# Work to do:
Extract the lines from the start through the line that holds "import * as", both included, omitting all images.

# Dataset excerpt:
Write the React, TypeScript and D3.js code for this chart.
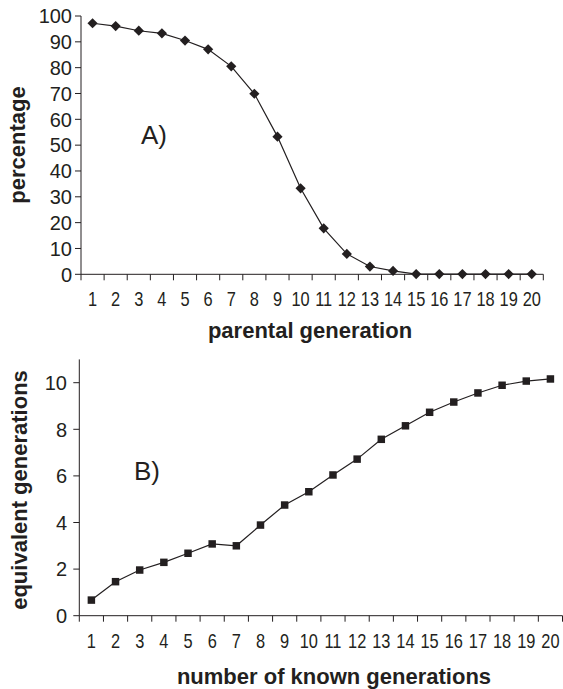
import React from "react";
import * as d3 from "d3";

const generationsA = d3.range(1, 21);
const percentageA = [97.2, 96.1, 94.3, 93.3, 90.5, 87.1, 80.5, 69.9, 53.3, 33.3, 17.8, 7.9, 3.0, 1.3, 0.1, 0.1, 0.1, 0.1, 0.1, 0.1];
const yTicksA = [0, 10, 20, 30, 40, 50, 60, 70, 80, 90, 100];

const generationsB = d3.range(1, 21);
const equivalentB = [0.67, 1.46, 1.96, 2.29, 2.68, 3.08, 3.0, 3.89, 4.75, 5.32, 6.04, 6.72, 7.57, 8.15, 8.73, 9.17, 9.56, 9.89, 10.07, 10.16];
const yTicksB = [0, 2, 4, 6, 8, 10];

const FONT = "'Liberation Sans', Arial, sans-serif";

type PanelProps = {
  cats: number[];
  vals: number[];
  yTicks: number[];
  yMax: number;
  x0: number; x1: number; yTop: number; yBottom: number;
  labelEnd: number;
  xLabelBaseline: number;
  marker: "diamond" | "square";
  panel: string; panelX: number; panelY: number;
  xTitle: string; xTitleX: number; xTitleY: number;
  yTitle: string; yTitleX: number; yTitleY: number;
};

function Panel(p: PanelProps) {
  const x = d3.scaleBand<number>().domain(p.cats).range([p.x0, p.x1]);
  const y = d3.scaleLinear().domain([0, p.yMax]).range([p.yBottom, p.yTop]);
  const cx = (c: number) => (x(c) as number) + x.bandwidth() / 2;
  const line = d3.line<number>().x((_, i) => cx(p.cats[i])).y((v) => y(v));
  const boundaries = p.cats.map((c) => x(c) as number).concat([p.x1]);
  const sym = d3.symbol().type(d3.symbolSquare).size(p.marker === "diamond" ? 52 : 56);
  return (
    <g fontFamily={FONT} fill="#231f20">
      <line x1={p.x0} x2={p.x0} y1={p.yTop} y2={p.yBottom} stroke="#231f20" strokeWidth={1} />
      {p.yTicks.map((t) => (
        <g key={t}>
          <line x1={p.x0 - 6} x2={p.x0} y1={y(t)} y2={y(t)} stroke="#231f20" />
          <text x={p.labelEnd} y={y(t)} dy="0.36em" textAnchor="end" fontSize={20}>{t}</text>
        </g>
      ))}
      <line x1={p.x0} x2={p.x1} y1={p.yBottom} y2={p.yBottom} stroke="#231f20" />
      {boundaries.map((b, i) => (
        <line key={i} x1={b} x2={b} y1={p.yBottom} y2={p.yBottom + 6} stroke="#231f20" />
      ))}
      {p.cats.map((c) => (
        <text key={c} transform={`translate(${cx(c)},${p.xLabelBaseline}) scale(0.82,1)`} textAnchor="middle" fontSize={20}>{c}</text>
      ))}
      <path d={line(p.vals) || ""} fill="none" stroke="#231f20" strokeWidth={1.2} />
      {p.vals.map((v, i) => (
        <path key={i} d={sym() || ""} transform={`translate(${cx(p.cats[i])},${y(v)})${p.marker === "diamond" ? " rotate(45)" : ""}`} fill="#231f20" />
      ))}
      <text x={p.panelX} y={p.panelY} fontSize={26} textAnchor="middle" dy="0.36em">{p.panel}</text>
      <text x={p.xTitleX} y={p.xTitleY} fontSize={22} fontWeight="bold" textAnchor="middle">{p.xTitle}</text>
      <text transform={`translate(${p.yTitleX},${p.yTitleY}) rotate(-90)`} fontSize={22} fontWeight="bold" textAnchor="middle" dy="0.36em">{p.yTitle}</text>
    </g>
  );
}

export default function App() {
  return (
    <svg width={563} height={689} style={{ position: "absolute", left: 0, top: 0, background: "#fff" }}>
      <rect width={563} height={689} fill="#fff" />
      <Panel
        cats={generationsA} vals={percentageA} yTicks={yTicksA} yMax={100}
        x0={81} x1={543.3} yTop={16} yBottom={274.3} labelEnd={72}
        xLabelBaseline={306} marker="diamond"
        panel="A)" panelX={154} panelY={135}
        xTitle="parental generation" xTitleX={310} xTitleY={338}
        yTitle="percentage" yTitleX={17} yTitleY={145}
      />
      <Panel
        cats={generationsB} vals={equivalentB} yTicks={yTicksB} yMax={11}
        x0={79.3} x1={562.5} yTop={359.4} yBottom={615.7} labelEnd={67}
        xLabelBaseline={648} marker="square"
        panel="B)" panelX={147} panelY={471}
        xTitle="number of known generations" xTitleX={334} xTitleY={684}
        yTitle="equivalent generations" yTitleX={19} yTitleY={490}
      />
    </svg>
  );
}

# Exercise response:
Write the React, TypeScript and D3.js code for this chart.
import React from "react";
import * as d3 from "d3";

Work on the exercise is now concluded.